* _Exercise instructions_:
Lift out all lines below that contain "page".

* _Information shown_:

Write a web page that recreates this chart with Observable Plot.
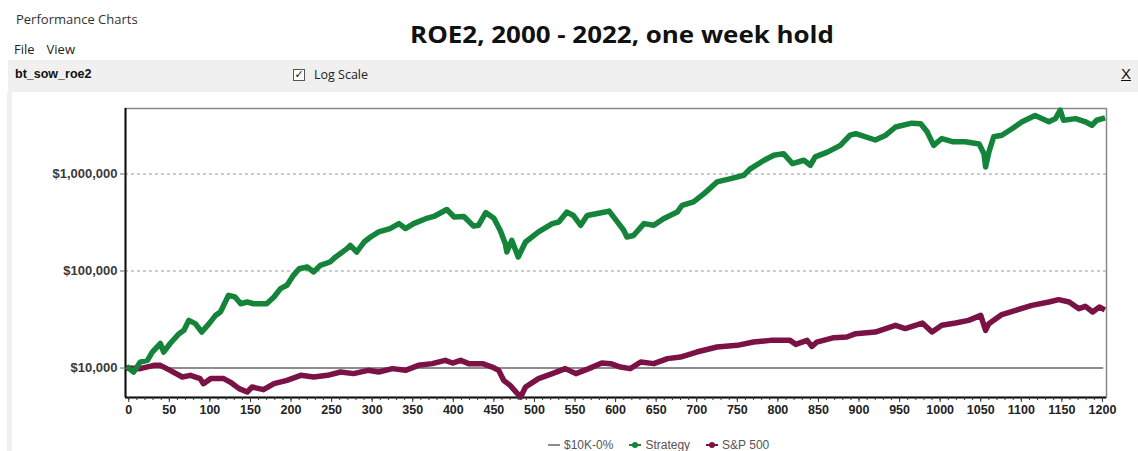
<!DOCTYPE html>
<html>
<head>
<meta charset="utf-8">
<script src="https://cdn.jsdelivr.net/npm/d3@7"></script>
<script src="https://cdn.jsdelivr.net/npm/@observablehq/plot@0.6"></script>
<style>
  html, body { margin: 0; padding: 0; background: #fff; }
  #page { position: relative; width: 1138px; height: 451px; overflow: hidden; background: #fff; font-family: "Open Sans", "Liberation Sans", sans-serif; }
  .abs { position: absolute; white-space: nowrap; }
  #app { left: 16px; top: 10px; font-size: 13px; color: #333; }
  #menu { left: 14px; top: 40px; font-size: 13px; color: #222; }
  #menu span { margin-right: 12px; }
  #band { left: 8px; top: 60px; width: 1130px; height: 32px; background: #f0f0f0; }
  #strip { left: 7px; top: 92px; width: 5px; height: 359px; background: #f0f0f0; }
  #name { left: 15px; top: 67px; font-family: "Liberation Sans", Arial, sans-serif; font-weight: bold; font-size: 12.5px; color: #111; }
  #chk { left: 293px; top: 69px; width: 10px; height: 10px; border: 1px solid #555; background: #fff; font-size: 11px; line-height: 10px; text-align: center; font-family: "DejaVu Sans", sans-serif; font-weight: bold; color: #111; }
  #logscale { left: 314px; top: 66px; font-size: 12.5px; color: #222; }
  #close { left: 1121px; top: 65px; font-family: "Liberation Sans", Arial, sans-serif; font-size: 15px; color: #111; text-decoration: underline; }
  #title { left: 622px; top: 17px; transform: translateX(-50%) scaleX(1.08); font-weight: 700; font-size: 24px; color: #111; font-family: "Open Sans", sans-serif; letter-spacing: 0px; }
  #chart { left: 0; top: 92px; }
  #legend { left: 548px; top: 438px; font-family: "Liberation Sans", Arial, sans-serif; font-size: 12px; color: #555; display: flex; align-items: center; }
  .sw { display: inline-block; position: relative; width: 12px; height: 2px; margin-right: 4px; }
  .dot { position: absolute; left: 3px; top: -2px; width: 6px; height: 6px; border-radius: 50%; }
  .item { display: flex; align-items: center; margin-right: 16px; }
</style>
</head>
<body>
<div id="page">
  <div class="abs" id="app">Performance Charts</div>
  <div class="abs" id="menu"><span>File</span><span>View</span></div>
  <div class="abs" id="band"></div>
  <div class="abs" id="strip"></div>
  <div class="abs" id="name">bt_sow_roe2</div>
  <div class="abs" id="chk">✓</div>
  <div class="abs" id="logscale">Log Scale</div>
  <div class="abs" id="close">X</div>
  <div class="abs" id="title">ROE2, 2000 - 2022, one week hold</div>
  <div class="abs" id="chart"></div>
  <div class="abs" id="legend"></div>
</div>
<script>
// ---- Data ----
const seriesNames = ["$10K-0%", "Strategy", "S&P 500"];
const seriesColors = ["#8c8c8c", "#14843a", "#7a1245"];

const benchmarkWeeks = [0, 1200];
const benchmarkValues = [10000, 10000];

const strategyWeeks = [0, 6, 14, 23, 29, 39, 43, 51, 62, 68, 74, 82, 90, 99, 107, 113, 123, 131, 138, 146, 154, 170, 179, 187, 195, 203, 210, 220, 228, 236, 248, 255, 269, 273, 281, 290, 298, 308, 322, 333, 341, 351, 366, 376, 392, 401, 413, 425, 431, 440, 450, 458, 464, 466, 472, 480, 489, 505, 522, 530, 540, 548, 557, 565, 587, 592, 601, 610, 614, 622, 635, 647, 659, 676, 682, 696, 709, 725, 742, 758, 766, 783, 795, 807, 818, 832, 840, 846, 861, 877, 889, 896, 920, 933, 945, 965, 976, 984, 992, 1002, 1015, 1031, 1048, 1054, 1056, 1060, 1066, 1076, 1089, 1101, 1117, 1134, 1142, 1148, 1152, 1167, 1179, 1187, 1193, 1200];
const strategyValues = [10000, 9100, 11500, 12000, 14600, 17900, 14600, 17900, 22600, 24500, 31000, 28700, 23500, 28700, 34900, 37800, 56200, 54000, 46000, 47900, 46000, 46000, 54000, 65900, 71200, 90200, 105600, 109800, 97800, 114500, 123800, 139700, 170000, 183900, 157000, 199000, 224000, 253000, 274000, 308000, 274000, 308000, 346000, 365000, 430000, 360000, 365000, 290000, 296000, 400000, 350000, 260000, 192000, 157000, 207000, 139700, 199000, 253000, 308000, 320000, 405000, 373000, 296000, 373000, 405000, 415000, 330000, 263000, 224000, 232000, 308000, 296000, 346000, 405000, 476000, 516000, 628000, 828000, 897000, 971000, 1130000, 1385000, 1560000, 1620000, 1280000, 1385000, 1230000, 1500000, 1680000, 1970000, 2510000, 2600000, 2240000, 2510000, 3050000, 3340000, 3300000, 2720000, 1970000, 2320000, 2150000, 2150000, 2040000, 1620000, 1180000, 1680000, 2420000, 2510000, 2940000, 3450000, 4000000, 3450000, 3720000, 4550000, 3580000, 3720000, 3450000, 3180000, 3580000, 3720000];

const sp500Weeks = [0, 14, 31, 39, 51, 66, 76, 88, 92, 101, 117, 125, 136, 146, 152, 166, 179, 195, 212, 228, 245, 261, 277, 295, 308, 325, 341, 357, 374, 390, 399, 409, 419, 436, 448, 456, 462, 470, 479, 483, 489, 505, 522, 538, 551, 567, 583, 594, 606, 618, 631, 647, 664, 680, 700, 725, 750, 770, 791, 815, 822, 836, 842, 848, 869, 885, 896, 920, 945, 957, 978, 990, 1002, 1019, 1035, 1050, 1056, 1060, 1076, 1093, 1113, 1134, 1146, 1159, 1171, 1179, 1188, 1196, 1200];
const sp500Values = [10000, 9860, 10660, 10660, 9470, 8080, 8410, 7780, 6900, 7780, 7780, 7170, 6130, 5660, 6370, 5990, 6900, 7470, 8410, 8080, 8410, 9100, 8760, 9470, 9100, 9860, 9470, 10660, 11100, 12000, 11260, 12000, 11100, 11100, 10240, 9470, 7470, 6630, 5450, 5030, 6370, 7780, 8760, 9860, 8760, 9860, 11260, 11100, 10240, 9860, 11530, 11100, 12500, 12980, 14620, 16460, 17130, 18530, 19280, 19280, 17540, 19280, 16700, 18530, 20570, 20900, 22600, 23500, 27550, 25500, 29100, 23500, 27550, 29100, 31000, 34900, 24460, 28660, 35600, 39400, 44260, 47900, 50700, 47900, 40900, 43200, 37800, 42500, 40900];

const yTickValues = [10000, 100000, 1000000];
const yGridValues = [100000, 1000000];
const xTickValues = [0, 50, 100, 150, 200, 250, 300, 350, 400, 450, 500, 550, 600, 650, 700, 750, 800, 850, 900, 950, 1000, 1050, 1100, 1150, 1200];
const xMinorTickValues = d3.range(0, 1201, 10);

// ---- Layout ----
const xDomain = [-4, 1205];
const yDomain = [4970, 4730000];

const toRows = (weeks, values) => weeks.map((w, i) => ({week: w, value: values[i]}));
const benchRows = toRows(benchmarkWeeks, benchmarkValues);
const stratRows = toRows(strategyWeeks, strategyValues);
const spRows = toRows(sp500Weeks, sp500Values);

const chart = Plot.plot({
  width: 1138,
  height: 340,
  marginLeft: 125,
  marginRight: 32,
  marginTop: 16,
  marginBottom: 35,
  style: {fontFamily: "Liberation Sans, Arial, sans-serif", fontSize: "12px", background: "transparent", overflow: "visible"},
  x: {domain: xDomain, label: null},
  y: {type: "log", domain: yDomain, label: null},
  marks: [
    Plot.ruleY(yGridValues, {stroke: "#9a9a9a", strokeWidth: 1.2, strokeDasharray: "3,3"}),
    Plot.frame({stroke: "#8a8a8a", strokeWidth: 1.5}),
    Plot.ruleX([xDomain[0]], {stroke: "#111", strokeWidth: 2}),
    Plot.ruleY([yDomain[0]], {stroke: "#111", strokeWidth: 2}),
    Plot.line(benchRows, {x: "week", y: "value", stroke: seriesColors[0], strokeWidth: 2}),
    Plot.line(spRows, {x: "week", y: "value", stroke: seriesColors[2], strokeWidth: 5.5, strokeLinejoin: "round", strokeLinecap: "square"}),
    Plot.line(stratRows, {x: "week", y: "value", stroke: seriesColors[1], strokeWidth: 5.5, strokeLinejoin: "round", strokeLinecap: "square"}),
    Plot.axisY(yTickValues, {tickFormat: d3.format("$,"), tickSize: 5, tickPadding: 3, fontSize: 13, fontWeight: "bold", fill: "#3a3a3a", stroke: "#666", label: null}),
    Plot.axisX(xMinorTickValues, {tickSize: 3, tickFormat: () => "", stroke: "#333", label: null}),
    Plot.axisX(xTickValues, {tickSize: 5, tickPadding: 3, fontSize: 12.5, fontWeight: "bold", fill: "#222", stroke: "#333", tickFormat: d => String(d), label: null})
  ]
});
document.getElementById("chart").appendChild(chart);

// ---- Legend ----
const legend = document.getElementById("legend");
seriesNames.forEach((name, i) => {
  const item = document.createElement("div");
  item.className = "item";
  const sw = document.createElement("span");
  sw.className = "sw";
  sw.style.background = seriesColors[i];
  if (i > 0) {
    const dot = document.createElement("span");
    dot.className = "dot";
    dot.style.background = seriesColors[i];
    sw.appendChild(dot);
  }
  item.appendChild(sw);
  const t = document.createElement("span");
  t.textContent = name;
  item.appendChild(t);
  legend.appendChild(item);
});
</script>
</body>
</html>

* _Response for this exercise_:
Write a web page that recreates this chart with Observable Plot.
  #page { position: relative; width: 1138px; height: 451px; overflow: hidden; background: #fff; font-family: "Open Sans", "Liberation Sans", sans-serif; }
<div id="page">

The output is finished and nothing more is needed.